Set problem
In the listing that follows, how many lines contain the string "this"? Provide only the number.

The records
▽

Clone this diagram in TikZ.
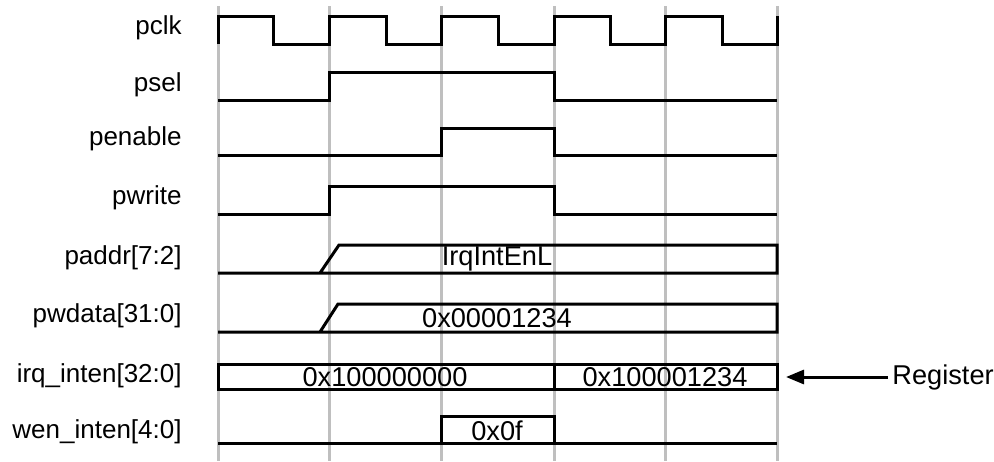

△
▽

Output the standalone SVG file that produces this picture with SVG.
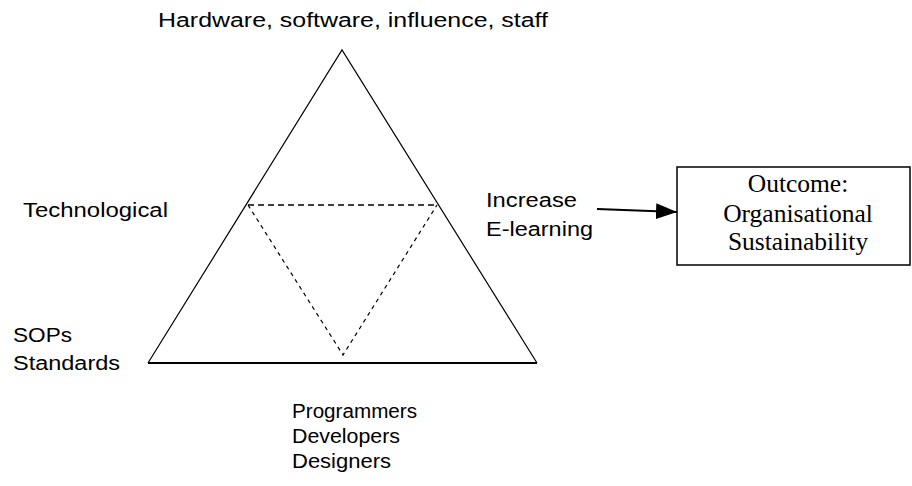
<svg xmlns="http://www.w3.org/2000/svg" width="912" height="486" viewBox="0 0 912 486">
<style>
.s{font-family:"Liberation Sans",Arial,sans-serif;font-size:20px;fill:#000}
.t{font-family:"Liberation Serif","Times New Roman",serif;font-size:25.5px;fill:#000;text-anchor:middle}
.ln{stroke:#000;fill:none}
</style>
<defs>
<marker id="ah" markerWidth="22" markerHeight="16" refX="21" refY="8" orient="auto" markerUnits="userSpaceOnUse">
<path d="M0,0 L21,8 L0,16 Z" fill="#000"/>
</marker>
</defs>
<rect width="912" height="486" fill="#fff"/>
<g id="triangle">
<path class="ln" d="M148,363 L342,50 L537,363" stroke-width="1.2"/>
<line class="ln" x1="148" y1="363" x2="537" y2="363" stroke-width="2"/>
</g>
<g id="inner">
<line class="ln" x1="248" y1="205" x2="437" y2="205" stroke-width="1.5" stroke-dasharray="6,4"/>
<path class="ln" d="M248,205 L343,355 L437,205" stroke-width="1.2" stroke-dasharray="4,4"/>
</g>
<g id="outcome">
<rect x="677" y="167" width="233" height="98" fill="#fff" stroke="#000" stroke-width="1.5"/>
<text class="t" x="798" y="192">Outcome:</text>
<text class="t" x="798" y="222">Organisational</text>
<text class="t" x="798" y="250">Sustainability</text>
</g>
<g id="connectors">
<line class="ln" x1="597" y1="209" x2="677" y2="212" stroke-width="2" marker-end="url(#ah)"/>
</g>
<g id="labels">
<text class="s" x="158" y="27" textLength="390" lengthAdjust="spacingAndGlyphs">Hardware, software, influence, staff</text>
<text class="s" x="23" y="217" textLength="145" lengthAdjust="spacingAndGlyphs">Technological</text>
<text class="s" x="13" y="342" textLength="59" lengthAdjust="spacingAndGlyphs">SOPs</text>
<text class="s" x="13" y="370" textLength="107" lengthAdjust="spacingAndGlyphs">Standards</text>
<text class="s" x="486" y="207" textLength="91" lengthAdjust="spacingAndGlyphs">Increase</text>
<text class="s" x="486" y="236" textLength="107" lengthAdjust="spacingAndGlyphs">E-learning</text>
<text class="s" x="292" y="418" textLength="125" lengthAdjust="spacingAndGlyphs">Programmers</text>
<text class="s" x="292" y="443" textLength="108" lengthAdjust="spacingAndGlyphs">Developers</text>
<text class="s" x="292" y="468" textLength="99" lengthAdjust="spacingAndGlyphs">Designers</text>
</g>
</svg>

△

Written solution
2